Task directions: Below is a listing; write it out exactly and drop any images from it.

Data listing:
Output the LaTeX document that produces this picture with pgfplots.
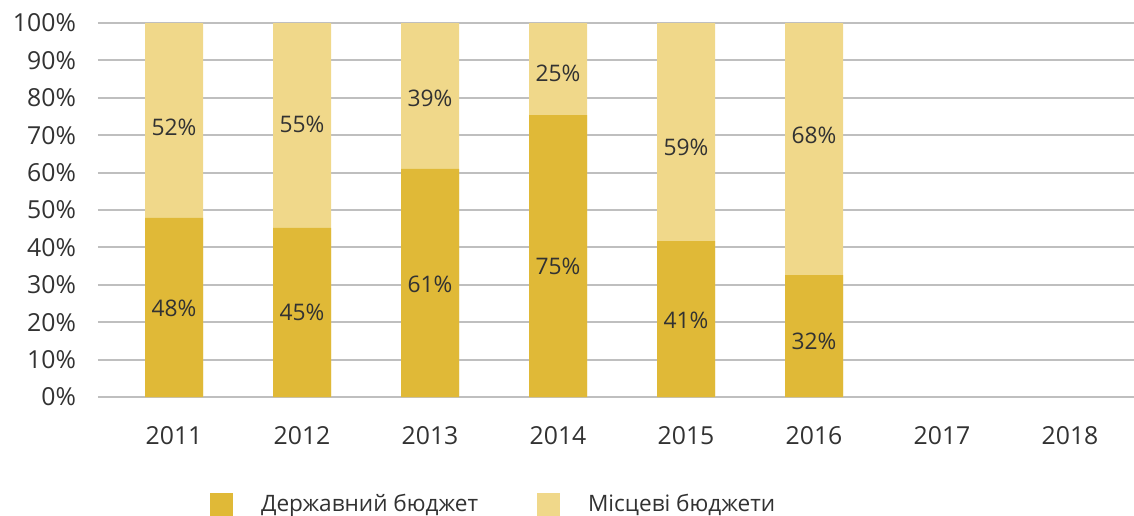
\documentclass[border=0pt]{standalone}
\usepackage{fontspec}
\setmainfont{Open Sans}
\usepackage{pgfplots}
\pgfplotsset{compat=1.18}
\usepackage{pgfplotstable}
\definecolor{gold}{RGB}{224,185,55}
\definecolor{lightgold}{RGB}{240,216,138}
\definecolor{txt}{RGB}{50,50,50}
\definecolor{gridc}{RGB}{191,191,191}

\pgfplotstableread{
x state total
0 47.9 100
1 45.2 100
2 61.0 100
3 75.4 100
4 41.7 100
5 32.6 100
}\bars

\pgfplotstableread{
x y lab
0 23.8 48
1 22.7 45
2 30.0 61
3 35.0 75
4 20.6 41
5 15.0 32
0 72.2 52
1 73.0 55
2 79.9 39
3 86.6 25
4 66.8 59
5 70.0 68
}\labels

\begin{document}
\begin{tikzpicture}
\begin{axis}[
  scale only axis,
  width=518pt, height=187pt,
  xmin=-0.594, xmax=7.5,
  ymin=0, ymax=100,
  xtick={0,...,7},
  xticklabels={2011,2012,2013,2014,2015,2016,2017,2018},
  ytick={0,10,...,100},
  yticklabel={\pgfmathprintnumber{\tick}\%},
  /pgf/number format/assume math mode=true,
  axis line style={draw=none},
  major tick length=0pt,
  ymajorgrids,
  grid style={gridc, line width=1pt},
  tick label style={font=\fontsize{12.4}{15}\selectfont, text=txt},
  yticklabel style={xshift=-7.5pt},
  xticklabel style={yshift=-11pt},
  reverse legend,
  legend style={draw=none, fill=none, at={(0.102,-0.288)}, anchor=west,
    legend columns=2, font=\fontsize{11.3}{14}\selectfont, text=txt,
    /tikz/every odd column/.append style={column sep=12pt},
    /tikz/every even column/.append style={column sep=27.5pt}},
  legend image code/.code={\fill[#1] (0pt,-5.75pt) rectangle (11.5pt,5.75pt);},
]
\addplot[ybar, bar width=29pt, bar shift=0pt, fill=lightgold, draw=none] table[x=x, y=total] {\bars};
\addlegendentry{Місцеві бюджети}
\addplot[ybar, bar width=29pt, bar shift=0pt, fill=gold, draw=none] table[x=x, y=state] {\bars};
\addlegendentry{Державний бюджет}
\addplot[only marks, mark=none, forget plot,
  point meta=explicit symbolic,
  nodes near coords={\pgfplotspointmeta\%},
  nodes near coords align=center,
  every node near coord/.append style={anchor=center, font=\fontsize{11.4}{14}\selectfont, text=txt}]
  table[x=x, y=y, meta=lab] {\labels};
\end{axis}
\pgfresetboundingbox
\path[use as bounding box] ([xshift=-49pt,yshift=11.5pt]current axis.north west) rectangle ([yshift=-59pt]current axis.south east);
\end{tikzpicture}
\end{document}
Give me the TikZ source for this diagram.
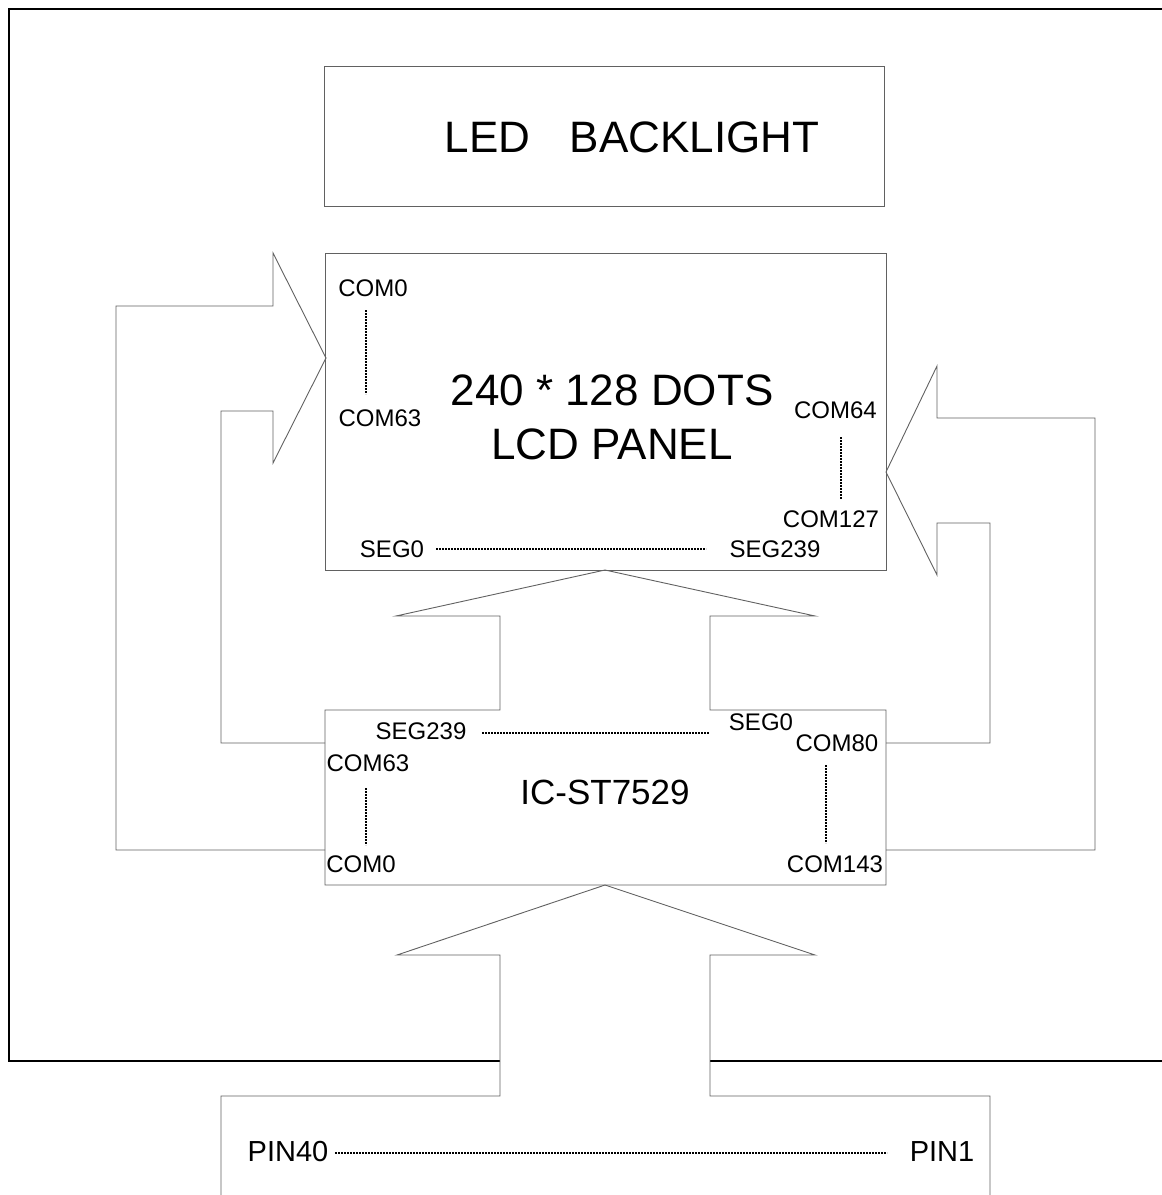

Final result:
Output the LaTeX document that produces this picture with pgfplots.
\documentclass[border=0pt]{standalone}
\usepackage{fontspec}
\setmainfont{Open Sans}
\usepackage{pgfplots}
\pgfplotsset{compat=1.18}
\usepackage{pgfplotstable}
\definecolor{gold}{RGB}{224,185,55}
\definecolor{lightgold}{RGB}{240,216,138}
\definecolor{txt}{RGB}{50,50,50}
\definecolor{gridc}{RGB}{191,191,191}

\pgfplotstableread{
x state total
0 47.9 100
1 45.2 100
2 61.0 100
3 75.4 100
4 41.7 100
5 32.6 100
}\bars

\pgfplotstableread{
x y lab
0 23.8 48
1 22.7 45
2 30.0 61
3 35.0 75
4 20.6 41
5 15.0 32
0 72.2 52
1 73.0 55
2 79.9 39
3 86.6 25
4 66.8 59
5 70.0 68
}\labels

\begin{document}
\begin{tikzpicture}
\begin{axis}[
  scale only axis,
  width=518pt, height=187pt,
  xmin=-0.594, xmax=7.5,
  ymin=0, ymax=100,
  xtick={0,...,7},
  xticklabels={2011,2012,2013,2014,2015,2016,2017,2018},
  ytick={0,10,...,100},
  yticklabel={\pgfmathprintnumber{\tick}\%},
  /pgf/number format/assume math mode=true,
  axis line style={draw=none},
  major tick length=0pt,
  ymajorgrids,
  grid style={gridc, line width=1pt},
  tick label style={font=\fontsize{12.4}{15}\selectfont, text=txt},
  yticklabel style={xshift=-7.5pt},
  xticklabel style={yshift=-11pt},
  reverse legend,
  legend style={draw=none, fill=none, at={(0.102,-0.288)}, anchor=west,
    legend columns=2, font=\fontsize{11.3}{14}\selectfont, text=txt,
    /tikz/every odd column/.append style={column sep=12pt},
    /tikz/every even column/.append style={column sep=27.5pt}},
  legend image code/.code={\fill[#1] (0pt,-5.75pt) rectangle (11.5pt,5.75pt);},
]
\addplot[ybar, bar width=29pt, bar shift=0pt, fill=lightgold, draw=none] table[x=x, y=total] {\bars};
\addlegendentry{Місцеві бюджети}
\addplot[ybar, bar width=29pt, bar shift=0pt, fill=gold, draw=none] table[x=x, y=state] {\bars};
\addlegendentry{Державний бюджет}
\addplot[only marks, mark=none, forget plot,
  point meta=explicit symbolic,
  nodes near coords={\pgfplotspointmeta\%},
  nodes near coords align=center,
  every node near coord/.append style={anchor=center, font=\fontsize{11.4}{14}\selectfont, text=txt}]
  table[x=x, y=y, meta=lab] {\labels};
\end{axis}
\pgfresetboundingbox
\path[use as bounding box] ([xshift=-49pt,yshift=11.5pt]current axis.north west) rectangle ([yshift=-59pt]current axis.south east);
\end{tikzpicture}
\end{document}
Give me the TikZ source for this diagram.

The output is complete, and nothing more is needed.